[Start Source records]

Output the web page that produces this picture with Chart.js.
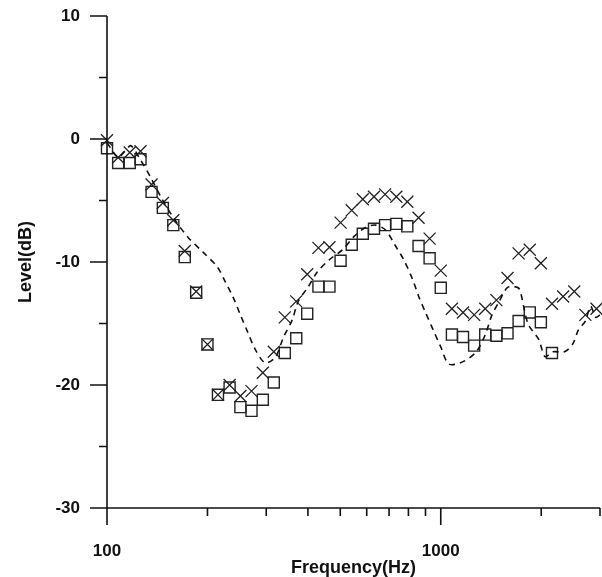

[End Source records]
[Start Source records]

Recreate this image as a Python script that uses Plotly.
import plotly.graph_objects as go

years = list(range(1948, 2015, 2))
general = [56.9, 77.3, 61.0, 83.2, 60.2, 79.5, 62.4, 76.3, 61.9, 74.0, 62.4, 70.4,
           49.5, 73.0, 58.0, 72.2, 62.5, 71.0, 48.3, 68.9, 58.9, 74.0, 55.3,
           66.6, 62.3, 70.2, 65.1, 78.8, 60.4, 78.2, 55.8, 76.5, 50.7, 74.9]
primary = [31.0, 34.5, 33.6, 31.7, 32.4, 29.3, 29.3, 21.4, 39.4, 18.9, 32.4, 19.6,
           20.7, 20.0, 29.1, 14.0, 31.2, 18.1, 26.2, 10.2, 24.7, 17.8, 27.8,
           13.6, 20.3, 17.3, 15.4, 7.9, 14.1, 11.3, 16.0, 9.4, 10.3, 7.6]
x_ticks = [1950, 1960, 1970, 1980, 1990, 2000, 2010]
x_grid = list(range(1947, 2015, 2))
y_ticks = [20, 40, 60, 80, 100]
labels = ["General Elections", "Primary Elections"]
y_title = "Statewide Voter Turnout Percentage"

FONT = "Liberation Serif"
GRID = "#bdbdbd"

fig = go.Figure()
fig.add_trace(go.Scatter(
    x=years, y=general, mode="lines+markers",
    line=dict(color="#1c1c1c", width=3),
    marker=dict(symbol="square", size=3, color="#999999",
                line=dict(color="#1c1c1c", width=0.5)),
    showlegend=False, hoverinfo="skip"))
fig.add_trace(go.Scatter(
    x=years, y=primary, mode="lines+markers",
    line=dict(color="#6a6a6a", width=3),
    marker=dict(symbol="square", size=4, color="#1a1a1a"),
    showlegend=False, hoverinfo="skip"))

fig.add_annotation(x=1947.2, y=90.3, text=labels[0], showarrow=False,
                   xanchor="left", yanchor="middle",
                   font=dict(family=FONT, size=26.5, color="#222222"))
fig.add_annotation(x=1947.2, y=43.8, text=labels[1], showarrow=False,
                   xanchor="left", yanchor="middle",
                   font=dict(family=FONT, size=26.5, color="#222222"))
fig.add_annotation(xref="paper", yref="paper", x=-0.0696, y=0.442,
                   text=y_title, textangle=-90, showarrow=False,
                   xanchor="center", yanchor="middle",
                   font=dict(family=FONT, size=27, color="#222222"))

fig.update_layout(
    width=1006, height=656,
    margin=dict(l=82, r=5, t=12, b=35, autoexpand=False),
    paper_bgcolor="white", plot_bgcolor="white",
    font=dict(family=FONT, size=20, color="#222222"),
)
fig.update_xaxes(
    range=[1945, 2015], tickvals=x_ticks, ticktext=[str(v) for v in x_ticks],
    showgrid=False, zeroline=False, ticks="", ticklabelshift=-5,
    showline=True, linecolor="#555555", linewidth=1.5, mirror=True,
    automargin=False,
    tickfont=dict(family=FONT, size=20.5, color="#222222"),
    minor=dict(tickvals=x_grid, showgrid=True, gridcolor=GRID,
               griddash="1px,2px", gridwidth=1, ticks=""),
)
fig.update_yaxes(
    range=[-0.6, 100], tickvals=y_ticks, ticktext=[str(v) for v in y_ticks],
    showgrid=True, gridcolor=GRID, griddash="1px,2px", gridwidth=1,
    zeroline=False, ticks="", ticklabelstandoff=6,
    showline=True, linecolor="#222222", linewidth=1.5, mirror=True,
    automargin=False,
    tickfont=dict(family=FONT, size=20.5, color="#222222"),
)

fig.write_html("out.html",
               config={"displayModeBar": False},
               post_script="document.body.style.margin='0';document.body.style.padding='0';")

[End Source records]

Request. Exact duplication is required for the lines above, from the line that contains "Recreate this image" to the line that contains "import plotly.graph_objects as go", inclusive; omit all others.

Solution to the exercise.
Recreate this image as a Python script that uses Plotly.
import plotly.graph_objects as go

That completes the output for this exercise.